Riccio v. Workmen's Compensation Appeal Board

Opinion by

Judge Barbieri,

Patricia M. Riccio, Claimant in this workmen’s compensation case appeals to us from the decision by the Workmen’s Compensation Appeal Board, affirming a referee’s disallowance of compensation for injuries suffered by her on August 15, 1980. Compensation benefits were denied on the basis that Claimant’s injury was not in the course of her employment, nor on the premises of the employer. We affirm.

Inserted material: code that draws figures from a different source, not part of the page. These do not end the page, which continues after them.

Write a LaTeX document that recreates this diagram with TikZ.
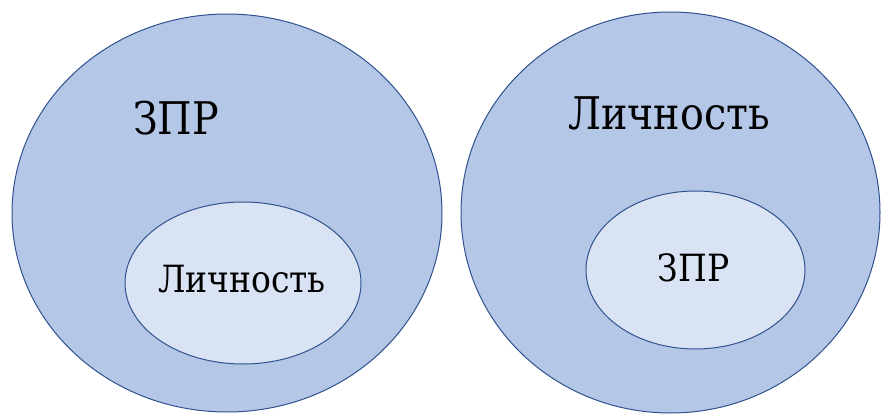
\documentclass[tikz,border=0pt]{standalone}
\usepackage{fontspec}
\setmainfont{DejaVu Serif}
\newfontfamily\tnr{DejaVu Serif}[FakeStretch=0.88]
\usetikzlibrary{shapes.geometric}
\definecolor{outerfill}{HTML}{B4C7E7}
\definecolor{innerfill}{HTML}{DAE3F3}
\definecolor{edgeblue}{HTML}{2F528F}
\begin{document}
\begin{tikzpicture}[x=1pt,y=-1pt,
  outerell/.style={ellipse, draw=edgeblue, fill=outerfill, line width=1pt, inner sep=0pt},
  innerell/.style={ellipse, draw=edgeblue, fill=innerfill, line width=1pt, inner sep=0pt},
  bigtext/.style={anchor=base, inner sep=0pt, font=\tnr\fontsize{45}{54}\selectfont},
  smalltext/.style={anchor=base, inner sep=0pt, font=\tnr\fontsize{37.5}{45}\selectfont}]
\useasboundingbox (0,0) rectangle (881,414);
\fill[white] (0,0) rectangle (881,414);
\node[outerell, minimum width=430pt, minimum height=398pt] (lout) at (227,213) {};
\node[innerell, minimum width=236pt, minimum height=162pt] (lin) at (243,283) {};
\node[outerell, minimum width=419pt, minimum height=401pt] (rout) at (670.5,212.5) {};
\node[innerell, minimum width=219pt, minimum height=158pt] (rin) at (695.5,270) {};
\node[bigtext] (t1) at (176,135) {ЗПР};
\node[bigtext] (t2) at (669,130) {Личность};
\node[smalltext] (t3) at (242,292) {Личность};
\node[smalltext] (t4) at (693.5,281) {ЗПР};
\end{tikzpicture}
\end{document}
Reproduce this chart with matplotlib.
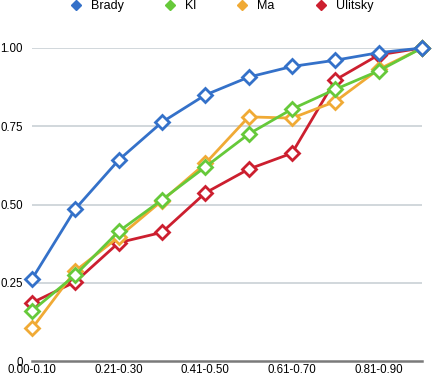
import matplotlib
matplotlib.use("Agg")
import matplotlib.pyplot as plt
from matplotlib.lines import Line2D

plt.rcParams["font.family"] = ["Liberation Sans", "DejaVu Sans"]

categories = ["0.00-0.10", "0.11-0.20", "0.21-0.30", "0.31-0.40", "0.41-0.50",
              "0.51-0.60", "0.61-0.70", "0.71-0.80", "0.81-0.90", "0.91-1.00"]
brady = [0.262, 0.486, 0.642, 0.763, 0.850, 0.907, 0.941, 0.961, 0.985, 1.0]
kl = [0.160, 0.275, 0.414, 0.515, 0.620, 0.725, 0.805, 0.868, 0.927, 1.0]
ma = [0.104, 0.288, 0.396, 0.512, 0.631, 0.780, 0.776, 0.829, 0.932, 1.0]
ulitsky = [0.186, 0.253, 0.378, 0.411, 0.537, 0.613, 0.664, 0.898, 0.978, 1.0]

series = [("Ulitsky", ulitsky, "#cc1f2f"),
          ("Ma", ma, "#f0aa35"),
          ("Kl", kl, "#66c93a"),
          ("Brady", brady, "#3471c9")]

fig = plt.figure(figsize=(4.32, 3.76), dpi=100)
ax = fig.add_axes([32 / 432, 1 - 361 / 376, 390 / 432, 313 / 376])

x = list(range(len(categories)))
for name, vals, col in series:
    ax.plot(x, vals, color=col, lw=2.0, marker="D", ms=7.5, mfc="white",
            mec=col, mew=2.0, clip_on=False, zorder=3)

ax.set_xlim(0, len(categories) - 1)
ax.set_ylim(0, 1.0)
ax.set_yticks([0, 0.25, 0.5, 0.75, 1.0])
ax.set_yticklabels(["0", "0.25", "0.50", "0.75", "1.00"])
ax.set_xticks(x[::2])
ax.set_xticklabels(categories[::2])
ax.tick_params(axis="both", length=0, labelsize=8.3)
ax.tick_params(axis="y", pad=6.5)
ax.tick_params(axis="x", pad=2.5)
for v in [0.25, 0.5, 0.75, 1.0]:
    ax.axhline(v, color="#c9d1d5", lw=1.2, zorder=1)
for s in ["top", "right", "left"]:
    ax.spines[s].set_visible(False)
ax.spines["bottom"].set_color("#7a7a7a")
ax.spines["bottom"].set_linewidth(1.8)

handles = [Line2D([], [], ls="none", marker="D", ms=5, color=c, label=n)
           for n, _, c in reversed(series)]
fig.legend(handles=handles, loc="upper center", bbox_to_anchor=(0.513, 1.03),
           ncol=4, frameon=False, fontsize=9, handlelength=1,
           handletextpad=0.7, columnspacing=3.2)

fig.savefig("out.png", dpi=100)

Claimant’s injury .occurred on the sidewalk in front of her employer’s place of business, approximately fifteen minutes before she was due at work. She had put down some packages on the landing attached to her employer’s premises, and walked from there in the direction of a vending truck, not owned or controlled by the defendant, for coffee and buns before reporting for work. While walking from the platform toward the vending truck, she tripped and fell as a result of a crack in the sidewalk, suffering injuries to her right leg. The referee made a finding that the sidewalk in question was maintained by the defendant and kept free of snow in the winter; that Claimant’s injuries did arise on part of the defendant’s premises; but that Claimant was not engaged in the furtherance of defendant’s business or affairs at the time of her injury. On these findings he disallowed compensation. On appeal the Board, in a thorough and well-reasoned opinion by Chairman Fergus, sustained the referee’s disallowance. In its decision, the Board concurred with the referee’s conclusion that Claimant was not engaged

*575in furthering the employer’s business or affairs at the time of her injury, but disagreed with the referee’s conclusion that she was injured “on the premises of the employer,” citing cases including Eberle v. Union Dental Co., 390 Pa. 112, 134 A.2d 559 (1957) and Workmen’s Compensation Appeal Board v. Hentish, 20 Pa. Commonwealth Ct. 514, 341 A.2d 826 (1975). We agree with the Board.

Here, Claimant was a member of the general public on the public sidewalk and was not on a mission authorized, directed or otherwise related to her employment. Eberle. In fact, her mission is akin to that of an employee on a public way while traveling from employment on a luncheon trip. Uniformly, in such cases, compensation has been disallowed. Giebel v. Workmen’s Compensation Appeal Board, 41 Pa. Commonwealth Ct. 333, 339 A.2d 152 (1979). Cases where sidewalk injuries have been held compensable are readily distinguishable. In Workmen’s Compensation Appeal Board v. L.L. Stearns & Sons, 20 Pa. Commonwealth Ct. 244, 341 A.2d 543 (1975), Claimant was injured by contacting a metal post placed by the employer on an extension to the sidewalk which was built and controlled by the employer. In Workmen’s Compensation Appeal Board v. Levy, 23 Pa. Commonwealth Ct. 658, 354 A.2d 7 (1976), the sidewalk in question was the property of the employer by deed and it was held that the employer owned, occupied and controlled the sidewalk.

Order

Now, August 26, 1983, the order of the Workmen’s Compensation Appeal Board, dated June 10, 1982, at Docket No. A-81864, is affirmed.